▸ WRITTEN PROBLEM: From the line containing "Generate a web" through the line containing "var yMin = 1e-12, yMax = 5e-11;", retype each line exactly; include both end lines and nothing beyond them.

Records
+--

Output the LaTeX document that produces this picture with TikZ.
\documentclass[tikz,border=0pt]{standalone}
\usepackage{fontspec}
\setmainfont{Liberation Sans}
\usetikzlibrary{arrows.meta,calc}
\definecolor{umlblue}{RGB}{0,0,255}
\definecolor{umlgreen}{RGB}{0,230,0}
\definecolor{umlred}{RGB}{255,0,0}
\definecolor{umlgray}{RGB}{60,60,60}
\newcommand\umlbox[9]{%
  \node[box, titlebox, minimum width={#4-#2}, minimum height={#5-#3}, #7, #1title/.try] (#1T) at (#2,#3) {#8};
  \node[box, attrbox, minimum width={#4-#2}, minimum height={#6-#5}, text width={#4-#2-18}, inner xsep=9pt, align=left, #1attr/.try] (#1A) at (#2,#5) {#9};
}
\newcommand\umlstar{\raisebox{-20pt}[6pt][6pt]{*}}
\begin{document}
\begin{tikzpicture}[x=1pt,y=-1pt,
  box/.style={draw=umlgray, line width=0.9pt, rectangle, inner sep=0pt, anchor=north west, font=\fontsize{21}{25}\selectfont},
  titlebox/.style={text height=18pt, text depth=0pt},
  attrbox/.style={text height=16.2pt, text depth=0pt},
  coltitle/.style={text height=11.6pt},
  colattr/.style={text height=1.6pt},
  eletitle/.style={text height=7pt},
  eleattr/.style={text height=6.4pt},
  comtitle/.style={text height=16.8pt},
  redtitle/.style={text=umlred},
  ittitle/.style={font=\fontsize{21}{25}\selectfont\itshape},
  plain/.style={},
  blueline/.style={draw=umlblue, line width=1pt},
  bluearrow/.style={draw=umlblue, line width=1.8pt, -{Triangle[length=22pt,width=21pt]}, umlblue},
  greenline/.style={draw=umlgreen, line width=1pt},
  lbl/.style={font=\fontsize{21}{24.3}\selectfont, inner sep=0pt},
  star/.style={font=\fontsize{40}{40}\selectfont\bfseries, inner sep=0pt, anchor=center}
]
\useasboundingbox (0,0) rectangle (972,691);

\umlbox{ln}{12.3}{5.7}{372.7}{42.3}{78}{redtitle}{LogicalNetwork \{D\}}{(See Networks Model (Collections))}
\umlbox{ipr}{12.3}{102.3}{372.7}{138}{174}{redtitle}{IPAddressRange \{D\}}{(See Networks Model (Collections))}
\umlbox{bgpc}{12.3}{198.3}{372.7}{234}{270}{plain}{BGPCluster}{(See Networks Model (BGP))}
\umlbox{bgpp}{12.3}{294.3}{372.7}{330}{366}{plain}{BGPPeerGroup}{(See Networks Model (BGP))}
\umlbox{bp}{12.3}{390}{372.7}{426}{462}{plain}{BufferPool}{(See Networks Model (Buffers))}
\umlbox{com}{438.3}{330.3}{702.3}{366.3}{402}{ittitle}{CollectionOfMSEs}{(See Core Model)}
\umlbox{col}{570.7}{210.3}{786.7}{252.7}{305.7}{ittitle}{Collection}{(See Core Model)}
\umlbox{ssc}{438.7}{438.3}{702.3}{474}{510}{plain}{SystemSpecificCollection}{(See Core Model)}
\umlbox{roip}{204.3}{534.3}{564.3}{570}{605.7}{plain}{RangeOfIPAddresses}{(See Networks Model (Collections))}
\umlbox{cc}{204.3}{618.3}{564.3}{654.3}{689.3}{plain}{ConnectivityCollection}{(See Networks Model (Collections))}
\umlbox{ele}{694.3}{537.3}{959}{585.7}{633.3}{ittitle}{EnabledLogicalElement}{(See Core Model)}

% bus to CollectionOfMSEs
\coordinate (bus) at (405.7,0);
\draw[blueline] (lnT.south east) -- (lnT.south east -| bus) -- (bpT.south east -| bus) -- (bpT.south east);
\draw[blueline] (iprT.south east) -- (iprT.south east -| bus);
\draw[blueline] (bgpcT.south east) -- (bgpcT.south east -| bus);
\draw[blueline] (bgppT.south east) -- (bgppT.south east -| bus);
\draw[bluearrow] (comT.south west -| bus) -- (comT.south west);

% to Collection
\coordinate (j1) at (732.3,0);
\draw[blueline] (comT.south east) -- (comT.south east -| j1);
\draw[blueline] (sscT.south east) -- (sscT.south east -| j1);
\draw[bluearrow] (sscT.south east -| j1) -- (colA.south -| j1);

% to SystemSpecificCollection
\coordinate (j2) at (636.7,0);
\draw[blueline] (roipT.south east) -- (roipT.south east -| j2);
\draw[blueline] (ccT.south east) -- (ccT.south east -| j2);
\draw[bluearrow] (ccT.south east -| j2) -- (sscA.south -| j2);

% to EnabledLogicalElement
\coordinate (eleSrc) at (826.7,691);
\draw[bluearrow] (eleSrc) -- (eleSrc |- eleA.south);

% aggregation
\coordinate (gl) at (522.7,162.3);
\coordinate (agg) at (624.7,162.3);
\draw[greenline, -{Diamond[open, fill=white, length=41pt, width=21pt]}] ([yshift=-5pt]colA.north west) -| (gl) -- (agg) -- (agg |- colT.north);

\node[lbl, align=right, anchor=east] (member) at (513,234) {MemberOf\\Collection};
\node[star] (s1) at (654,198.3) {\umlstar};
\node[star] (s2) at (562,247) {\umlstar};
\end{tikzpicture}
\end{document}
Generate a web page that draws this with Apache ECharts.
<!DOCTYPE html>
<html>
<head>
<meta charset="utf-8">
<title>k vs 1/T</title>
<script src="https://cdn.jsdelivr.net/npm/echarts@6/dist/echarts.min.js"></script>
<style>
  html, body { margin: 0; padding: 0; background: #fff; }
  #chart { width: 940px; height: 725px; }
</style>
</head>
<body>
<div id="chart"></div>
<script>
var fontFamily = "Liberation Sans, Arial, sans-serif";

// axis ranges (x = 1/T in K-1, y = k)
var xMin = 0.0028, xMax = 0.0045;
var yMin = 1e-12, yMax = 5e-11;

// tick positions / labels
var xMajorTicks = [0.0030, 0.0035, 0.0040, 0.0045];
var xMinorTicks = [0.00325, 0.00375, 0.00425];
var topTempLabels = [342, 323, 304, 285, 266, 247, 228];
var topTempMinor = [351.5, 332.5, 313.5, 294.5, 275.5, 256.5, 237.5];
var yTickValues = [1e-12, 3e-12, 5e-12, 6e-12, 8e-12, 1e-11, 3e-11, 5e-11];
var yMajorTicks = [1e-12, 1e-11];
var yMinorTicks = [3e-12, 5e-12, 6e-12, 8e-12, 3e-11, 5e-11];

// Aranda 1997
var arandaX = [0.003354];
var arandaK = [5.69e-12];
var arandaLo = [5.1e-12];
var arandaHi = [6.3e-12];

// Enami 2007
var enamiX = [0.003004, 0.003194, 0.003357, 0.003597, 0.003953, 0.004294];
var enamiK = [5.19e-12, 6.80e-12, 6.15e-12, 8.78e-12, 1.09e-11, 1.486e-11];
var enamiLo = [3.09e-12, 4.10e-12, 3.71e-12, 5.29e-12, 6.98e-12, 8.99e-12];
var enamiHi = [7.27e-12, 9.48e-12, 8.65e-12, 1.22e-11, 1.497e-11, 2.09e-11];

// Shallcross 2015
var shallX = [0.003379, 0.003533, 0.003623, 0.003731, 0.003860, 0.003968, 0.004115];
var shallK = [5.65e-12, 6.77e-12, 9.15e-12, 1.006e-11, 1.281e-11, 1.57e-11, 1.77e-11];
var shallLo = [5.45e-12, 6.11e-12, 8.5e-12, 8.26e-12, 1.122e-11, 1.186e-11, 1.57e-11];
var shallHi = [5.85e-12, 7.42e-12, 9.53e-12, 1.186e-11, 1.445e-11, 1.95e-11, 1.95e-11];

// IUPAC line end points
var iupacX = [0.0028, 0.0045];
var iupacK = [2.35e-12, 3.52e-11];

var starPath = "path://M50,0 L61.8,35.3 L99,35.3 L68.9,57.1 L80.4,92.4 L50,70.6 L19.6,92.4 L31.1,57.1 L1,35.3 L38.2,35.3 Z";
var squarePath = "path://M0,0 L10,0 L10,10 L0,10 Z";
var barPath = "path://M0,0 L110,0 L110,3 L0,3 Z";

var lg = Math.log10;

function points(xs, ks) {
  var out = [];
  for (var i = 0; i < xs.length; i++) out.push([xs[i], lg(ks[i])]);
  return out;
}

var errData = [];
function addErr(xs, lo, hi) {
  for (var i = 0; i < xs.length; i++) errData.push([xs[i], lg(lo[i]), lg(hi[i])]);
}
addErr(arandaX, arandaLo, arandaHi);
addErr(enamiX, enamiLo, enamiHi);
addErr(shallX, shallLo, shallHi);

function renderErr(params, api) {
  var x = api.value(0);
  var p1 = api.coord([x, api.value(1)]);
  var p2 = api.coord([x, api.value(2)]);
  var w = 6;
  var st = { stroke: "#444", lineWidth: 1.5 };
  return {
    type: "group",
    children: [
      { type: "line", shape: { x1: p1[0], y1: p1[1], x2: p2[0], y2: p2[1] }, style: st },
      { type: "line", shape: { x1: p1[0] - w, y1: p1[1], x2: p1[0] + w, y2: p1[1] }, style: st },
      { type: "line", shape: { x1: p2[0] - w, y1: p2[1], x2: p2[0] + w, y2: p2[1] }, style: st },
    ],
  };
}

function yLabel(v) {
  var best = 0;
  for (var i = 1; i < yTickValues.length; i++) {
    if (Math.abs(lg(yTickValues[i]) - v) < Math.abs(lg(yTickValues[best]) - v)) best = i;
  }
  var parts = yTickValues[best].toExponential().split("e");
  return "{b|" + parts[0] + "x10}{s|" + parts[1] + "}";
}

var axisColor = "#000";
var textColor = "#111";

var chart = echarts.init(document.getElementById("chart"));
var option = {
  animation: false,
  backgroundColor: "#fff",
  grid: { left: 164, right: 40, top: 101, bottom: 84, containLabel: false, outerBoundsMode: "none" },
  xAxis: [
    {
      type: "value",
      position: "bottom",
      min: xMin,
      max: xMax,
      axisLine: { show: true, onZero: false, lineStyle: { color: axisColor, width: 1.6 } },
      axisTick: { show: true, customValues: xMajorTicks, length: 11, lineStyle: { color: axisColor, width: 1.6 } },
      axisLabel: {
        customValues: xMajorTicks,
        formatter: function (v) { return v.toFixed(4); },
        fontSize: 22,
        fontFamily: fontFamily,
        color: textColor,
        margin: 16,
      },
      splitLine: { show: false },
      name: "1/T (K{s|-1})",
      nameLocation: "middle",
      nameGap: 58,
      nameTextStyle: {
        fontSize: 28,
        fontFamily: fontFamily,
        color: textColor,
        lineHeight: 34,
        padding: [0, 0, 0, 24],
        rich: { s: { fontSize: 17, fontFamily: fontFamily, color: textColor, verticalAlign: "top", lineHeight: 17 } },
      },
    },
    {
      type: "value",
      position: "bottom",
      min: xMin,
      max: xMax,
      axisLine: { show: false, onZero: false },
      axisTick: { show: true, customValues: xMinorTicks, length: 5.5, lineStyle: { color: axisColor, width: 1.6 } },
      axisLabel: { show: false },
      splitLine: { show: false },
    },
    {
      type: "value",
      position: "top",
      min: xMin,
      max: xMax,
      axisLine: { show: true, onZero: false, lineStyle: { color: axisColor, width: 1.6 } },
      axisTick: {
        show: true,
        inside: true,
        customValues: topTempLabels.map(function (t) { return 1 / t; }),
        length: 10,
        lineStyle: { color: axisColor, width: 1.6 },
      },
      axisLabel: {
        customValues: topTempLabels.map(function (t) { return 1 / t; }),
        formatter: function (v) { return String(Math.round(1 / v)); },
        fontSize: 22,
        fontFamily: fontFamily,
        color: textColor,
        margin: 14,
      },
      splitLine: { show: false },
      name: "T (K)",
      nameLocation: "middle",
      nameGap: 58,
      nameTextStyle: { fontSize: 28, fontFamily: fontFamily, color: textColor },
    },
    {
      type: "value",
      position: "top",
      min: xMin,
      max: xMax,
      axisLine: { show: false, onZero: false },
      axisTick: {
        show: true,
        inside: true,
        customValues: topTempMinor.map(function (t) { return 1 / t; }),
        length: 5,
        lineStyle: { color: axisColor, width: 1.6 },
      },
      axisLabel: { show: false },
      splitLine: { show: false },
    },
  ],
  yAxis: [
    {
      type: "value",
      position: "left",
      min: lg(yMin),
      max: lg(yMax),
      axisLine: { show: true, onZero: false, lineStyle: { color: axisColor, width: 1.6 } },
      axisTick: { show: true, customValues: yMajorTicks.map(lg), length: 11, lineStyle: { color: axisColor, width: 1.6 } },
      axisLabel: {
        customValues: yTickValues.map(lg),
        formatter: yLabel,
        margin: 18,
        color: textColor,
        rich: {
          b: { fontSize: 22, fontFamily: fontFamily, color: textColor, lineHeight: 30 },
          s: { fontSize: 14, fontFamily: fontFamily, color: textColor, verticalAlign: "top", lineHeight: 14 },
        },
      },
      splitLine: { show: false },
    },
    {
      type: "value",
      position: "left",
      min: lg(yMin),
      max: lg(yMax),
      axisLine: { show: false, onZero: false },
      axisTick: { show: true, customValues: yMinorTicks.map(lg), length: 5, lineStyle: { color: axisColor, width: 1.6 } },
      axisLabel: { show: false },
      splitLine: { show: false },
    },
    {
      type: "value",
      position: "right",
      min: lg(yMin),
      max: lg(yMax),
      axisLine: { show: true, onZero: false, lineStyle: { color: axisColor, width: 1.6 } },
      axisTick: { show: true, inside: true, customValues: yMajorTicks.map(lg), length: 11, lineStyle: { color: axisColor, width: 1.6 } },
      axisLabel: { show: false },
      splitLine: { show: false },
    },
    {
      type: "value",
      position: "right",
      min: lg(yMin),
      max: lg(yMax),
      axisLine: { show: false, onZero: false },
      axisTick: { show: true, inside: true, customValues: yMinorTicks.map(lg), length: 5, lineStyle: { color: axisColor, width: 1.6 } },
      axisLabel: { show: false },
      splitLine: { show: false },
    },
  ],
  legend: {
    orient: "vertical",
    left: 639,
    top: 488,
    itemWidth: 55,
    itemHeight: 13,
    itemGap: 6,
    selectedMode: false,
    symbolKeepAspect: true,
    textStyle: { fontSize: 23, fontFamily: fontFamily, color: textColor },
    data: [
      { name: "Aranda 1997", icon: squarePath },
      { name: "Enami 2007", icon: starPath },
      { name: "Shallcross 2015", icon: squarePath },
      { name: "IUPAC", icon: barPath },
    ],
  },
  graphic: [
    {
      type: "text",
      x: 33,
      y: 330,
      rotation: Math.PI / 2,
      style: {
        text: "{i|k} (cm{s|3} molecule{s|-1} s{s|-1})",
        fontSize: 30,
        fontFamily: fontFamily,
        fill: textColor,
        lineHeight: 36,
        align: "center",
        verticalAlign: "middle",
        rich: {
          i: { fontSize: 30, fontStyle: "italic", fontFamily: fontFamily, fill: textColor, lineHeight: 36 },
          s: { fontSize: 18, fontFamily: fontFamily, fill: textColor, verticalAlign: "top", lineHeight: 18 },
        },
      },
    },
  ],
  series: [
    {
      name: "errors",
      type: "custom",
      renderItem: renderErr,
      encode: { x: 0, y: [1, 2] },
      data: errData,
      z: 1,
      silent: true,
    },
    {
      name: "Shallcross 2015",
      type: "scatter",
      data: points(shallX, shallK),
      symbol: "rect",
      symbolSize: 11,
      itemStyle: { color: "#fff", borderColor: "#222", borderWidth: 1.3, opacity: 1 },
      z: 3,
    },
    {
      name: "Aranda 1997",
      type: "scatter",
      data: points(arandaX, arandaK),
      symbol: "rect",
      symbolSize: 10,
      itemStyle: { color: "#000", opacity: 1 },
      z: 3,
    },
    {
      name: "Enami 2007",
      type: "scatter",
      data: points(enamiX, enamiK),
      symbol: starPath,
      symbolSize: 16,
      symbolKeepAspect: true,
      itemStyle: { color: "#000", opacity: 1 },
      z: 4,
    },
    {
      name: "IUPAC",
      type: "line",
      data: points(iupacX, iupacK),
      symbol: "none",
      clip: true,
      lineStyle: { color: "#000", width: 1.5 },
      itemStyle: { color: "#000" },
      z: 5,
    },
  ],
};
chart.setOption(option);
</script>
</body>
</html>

+--

▸ RESPONSE:
Generate a web page that draws this with Apache ECharts.
<!DOCTYPE html>
<html>
<head>
<meta charset="utf-8">
<title>k vs 1/T</title>
<script src="https://cdn.jsdelivr.net/npm/echarts@6/dist/echarts.min.js"></script>
<style>
  html, body { margin: 0; padding: 0; background: #fff; }
  #chart { width: 940px; height: 725px; }
</style>
</head>
<body>
<div id="chart"></div>
<script>
var fontFamily = "Liberation Sans, Arial, sans-serif";

// axis ranges (x = 1/T in K-1, y = k)
var xMin = 0.0028, xMax = 0.0045;
var yMin = 1e-12, yMax = 5e-11;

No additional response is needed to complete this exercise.